● **CHALLENGE**: Begin with the opening line of the records and extract each line through the one holding "0, 416, 2077]"; pictures are not part of the copy.

● **RECORD EXCERPTS**:
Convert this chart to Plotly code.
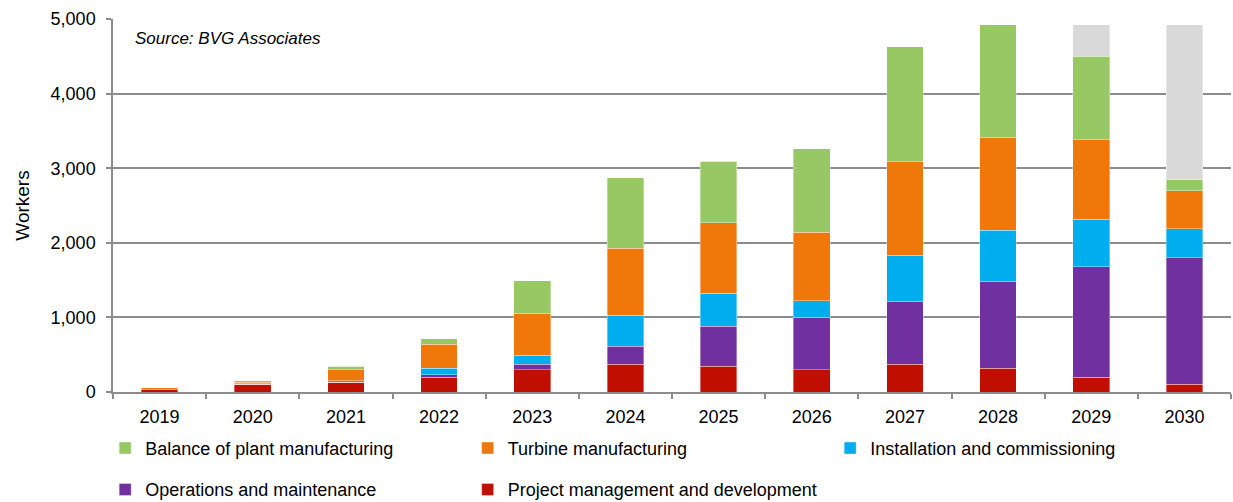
import plotly.graph_objects as go

# Offshore wind workforce by activity, 2019-2030
years = ["2019", "2020", "2021", "2022", "2023", "2024",
         "2025", "2026", "2027", "2028", "2029", "2030"]

project_mgmt = [30, 105, 129, 201, 299, 375, 348, 299, 370, 321, 201, 107]
operations = [0, 0, 5, 27, 76, 241, 536, 706, 849, 1166, 1481, 1696]
installation = [0, 5, 17, 93, 115, 415, 442, 218, 611, 683, 635, 388]
turbine = [25, 18, 148, 317, 568, 893, 942, 920, 1259, 1245, 1066, 509]
balance_of_plant = [3, 25, 49, 76, 433, 951, 826, 1116, 1536, 1505, 1121, 143]
unallocated = [0, 0, 0, 0, 0, 0, 0, 0, 0, 0, 416, 2077]

series = [
    ("Project management and development", project_mgmt, "#C00F00", "legend2"),
    ("Operations and maintenance", operations, "#7030A0", "legend2"),
    ("Installation and commissioning", installation, "#00ADEF", "legend"),
    ("Turbine manufacturing", turbine, "#F0780B", "legend"),
    ("Balance of plant manufacturing", balance_of_plant, "#98C864", "legend"),
]

FONT = "Liberation Sans, Arial, sans-serif"
GRID = "#8C8C8C"

fig = go.Figure()
for name, values, color, leg in series:
    fig.add_trace(go.Bar(
        x=years, y=values, name=name, legend=leg,
        marker=dict(color=color, line=dict(color="rgba(255,255,255,0.6)", width=0.6)),
    ))
fig.add_trace(go.Bar(
    x=years, y=unallocated, name="Unallocated", showlegend=False,
    marker=dict(color="#D9D9D9", line=dict(color="rgba(255,255,255,0.6)", width=0.6)),
))

legend_common = dict(
    orientation="h", xanchor="left", yanchor="middle",
    traceorder="reversed", entrywidth=317.5, entrywidthmode="pixels",
    font=dict(family=FONT, size=18, color="#000000"),
    bgcolor="rgba(0,0,0,0)", borderwidth=0,
    itemclick=False, itemdoubleclick=False,
)

fig.update_layout(
    width=1233, height=502,
    margin=dict(l=113, r=2, t=19, b=110, autoexpand=False),
    barmode="stack", bargap=0.605,
    plot_bgcolor="#FFFFFF", paper_bgcolor="#FFFFFF",
    font=dict(family=FONT, size=18, color="#000000"),
    legend=dict(x=-0.007, y=-0.151, **legend_common),
    legend2=dict(x=-0.007, y=-0.262, **legend_common),
    xaxis=dict(
        type="category", tickson="boundaries",
        ticks="outside", ticklen=5, tickcolor=GRID, tickwidth=1.5,
        showline=True, linecolor=GRID, linewidth=1.5,
        showgrid=False, ticklabelstandoff=8,
        tickfont=dict(family=FONT, size=18, color="#000000"),
    ),
    yaxis=dict(
        range=[0, 5000], dtick=1000, tickformat=",",
        ticks="outside", ticklen=5, tickcolor=GRID, tickwidth=1.5,
        showline=True, linecolor=GRID, linewidth=1.5,
        showgrid=True, gridcolor=GRID, gridwidth=1.5,
        zeroline=False, ticklabelstandoff=7,
        tickfont=dict(family=FONT, size=18, color="#000000"),
        title=dict(text="Workers", standoff=16,
                   font=dict(family=FONT, size=19, color="#000000")),
    ),
    annotations=[dict(
        text="<i>Source: BVG Associates</i>", xref="paper", yref="paper",
        x=0.018, y=0.949, xanchor="left", yanchor="middle", showarrow=False,
        font=dict(family=FONT, size=17, color="#000000"),
    )],
)

fig.write_html("out.html")
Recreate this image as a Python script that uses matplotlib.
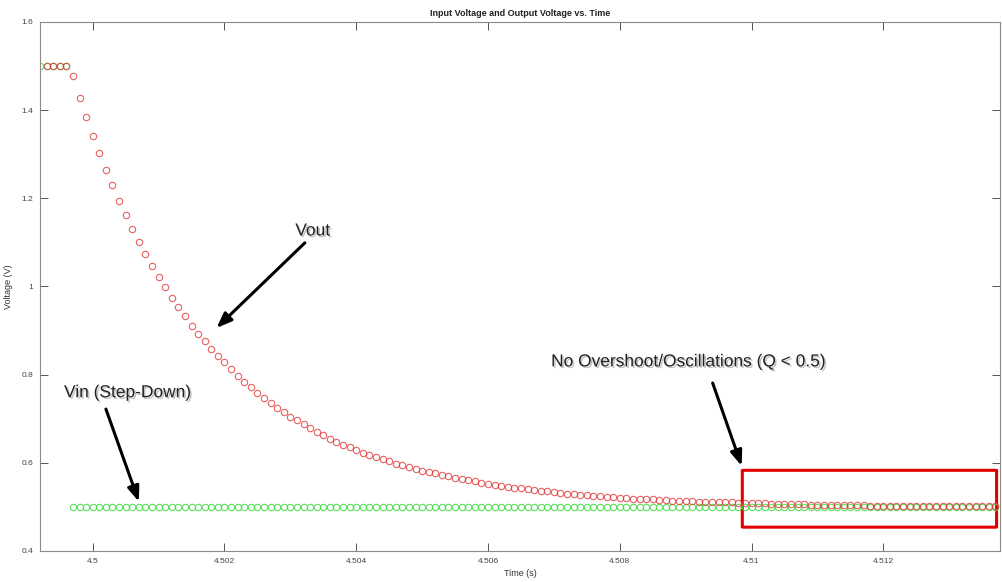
import matplotlib
matplotlib.use("Agg")
import matplotlib.pyplot as plt
import matplotlib.patheffects as pe
from matplotlib.patches import FancyBboxPatch
from matplotlib.ticker import FormatStrFormatter
import numpy as np

plt.rcParams['font.family'] = ['Liberation Sans', 'DejaVu Sans']

# sampling of the scope trace
t_start = 4.4992
dt = 0.0001

# input voltage (step from 1.5 V down to 0.5 V), samples from t_start
vin = [1.5] * 5 + [0.5] * 141

# output voltage, samples from t_start + dt
vout = [1.5, 1.5, 1.5, 1.5,
        1.477, 1.428, 1.384, 1.342, 1.302, 1.264, 1.230, 1.194, 1.162, 1.130,
        1.101, 1.073, 1.047, 1.021, 0.998, 0.975, 0.953, 0.932, 0.911, 0.892,
        0.876, 0.858, 0.843, 0.828, 0.812, 0.797, 0.783, 0.771, 0.758, 0.746,
        0.735, 0.725, 0.715, 0.705, 0.696, 0.687, 0.678, 0.670, 0.662, 0.654,
        0.648, 0.641, 0.635, 0.629, 0.623, 0.618, 0.613, 0.608, 0.603, 0.598,
        0.594, 0.590, 0.586, 0.582, 0.579, 0.576,
        0.573, 0.569, 0.566, 0.563, 0.560, 0.558, 0.555, 0.553, 0.550, 0.548,
        0.546, 0.544, 0.542, 0.540, 0.538, 0.536, 0.535, 0.533, 0.532, 0.530,
        0.529, 0.528, 0.526, 0.525, 0.524, 0.523, 0.522, 0.521, 0.520, 0.519,
        0.518, 0.517, 0.517, 0.516, 0.515, 0.514, 0.514, 0.513, 0.513, 0.512,
        0.511, 0.511, 0.510, 0.510, 0.510, 0.509, 0.509, 0.508, 0.508, 0.508,
        0.507, 0.507, 0.507, 0.506, 0.506,
        0.506, 0.505, 0.505, 0.505, 0.505, 0.504, 0.504, 0.504, 0.504, 0.504,
        0.503, 0.503, 0.503, 0.503, 0.503, 0.503, 0.503, 0.503,
        0.502, 0.502, 0.502, 0.502, 0.502, 0.502, 0.502, 0.502,
        0.502, 0.502, 0.501, 0.501]

x_ticks = [4.5, 4.502, 4.504, 4.506, 4.508, 4.51, 4.512]
y_ticks = [0.4, 0.6, 0.8, 1.0, 1.2, 1.4, 1.6]

t_in = t_start + dt * np.arange(len(vin))
t_out = t_start + dt * np.arange(1, len(vout) + 1)

fig = plt.figure(figsize=(10.03, 5.82), dpi=100)
ax = fig.add_axes([0.0399, 0.0533, 0.957, 0.9089])

ax.plot(t_in, vin, 'o', ms=4.6, mfc='none', mec='#3fdc3f', mew=0.8, alpha=0.85)
ax.plot(t_out, vout, 'o', ms=4.6, mfc='none', mec='#e03a3a', mew=0.8, alpha=0.8)

ax.set_xlim(4.4992, 4.51377)
ax.set_ylim(0.4, 1.6)
ax.set_xticks(x_ticks)
ax.set_yticks(y_ticks)
ax.xaxis.set_major_formatter(FormatStrFormatter('%g'))
ax.yaxis.set_major_formatter(FormatStrFormatter('%g'))
ax.tick_params(direction='in', length=6, width=0.7, color='#555555',
               labelsize=6, labelcolor='#444444', top=True, right=True, pad=5)
for s in ax.spines.values():
    s.set_color('#8a8a8a')
    s.set_linewidth(0.8)

ax.set_title('Input Voltage and Output Voltage vs. Time', fontsize=6.5,
             fontweight='bold', pad=4, color='#222222')
ax.set_xlabel('Time (s)', fontsize=6.5, color='#333333', labelpad=3)
ax.set_ylabel('Voltage (V)', fontsize=6.5, color='#333333', labelpad=6)

shadow = [pe.withSimplePatchShadow(offset=(1.2, -1.2), shadow_rgbFace='#999999', alpha=0.6)]
arrow = dict(arrowstyle='-|>,head_length=0.9,head_width=0.35', color='black', lw=2.2,
             shrinkA=0, shrinkB=0)

ax.text(4.50334, 1.126, 'Vout', fontsize=12.5, ha='center', va='center',
        color='#222222', path_effects=shadow)
ax.annotate('', xy=(4.50188, 0.906), xytext=(4.50322, 1.099), arrowprops=arrow)

ax.text(4.50053, 0.759, 'Vin (Step-Down)', fontsize=12.5, ha='center', va='center',
        color='#222222', path_effects=shadow)
ax.annotate('', xy=(4.50070, 0.512), xytext=(4.50020, 0.722), arrowprops=arrow)

ax.text(4.50905, 0.829, 'No Overshoot/Oscillations (Q < 0.5)', fontsize=12.5,
        ha='center', va='center', color='#222222', path_effects=shadow)
ax.annotate('', xy=(4.50985, 0.593), xytext=(4.50941, 0.781), arrowprops=arrow)

box = FancyBboxPatch((4.50986, 0.454), 4.51372 - 4.50986, 0.583 - 0.454,
                     boxstyle='round,pad=0,rounding_size=0.00003', fill=False,
                     ec='#e00000', lw=2.2, mutation_aspect=0.004 / 0.0002)
ax.add_patch(box)

fig.savefig('out.png', dpi=100)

● **OUTPUT**:
Convert this chart to Plotly code.
import plotly.graph_objects as go

# Offshore wind workforce by activity, 2019-2030
years = ["2019", "2020", "2021", "2022", "2023", "2024",
         "2025", "2026", "2027", "2028", "2029", "2030"]

project_mgmt = [30, 105, 129, 201, 299, 375, 348, 299, 370, 321, 201, 107]
operations = [0, 0, 5, 27, 76, 241, 536, 706, 849, 1166, 1481, 1696]
installation = [0, 5, 17, 93, 115, 415, 442, 218, 611, 683, 635, 388]
turbine = [25, 18, 148, 317, 568, 893, 942, 920, 1259, 1245, 1066, 509]
balance_of_plant = [3, 25, 49, 76, 433, 951, 826, 1116, 1536, 1505, 1121, 143]
unallocated = [0, 0, 0, 0, 0, 0, 0, 0, 0, 0, 416, 2077]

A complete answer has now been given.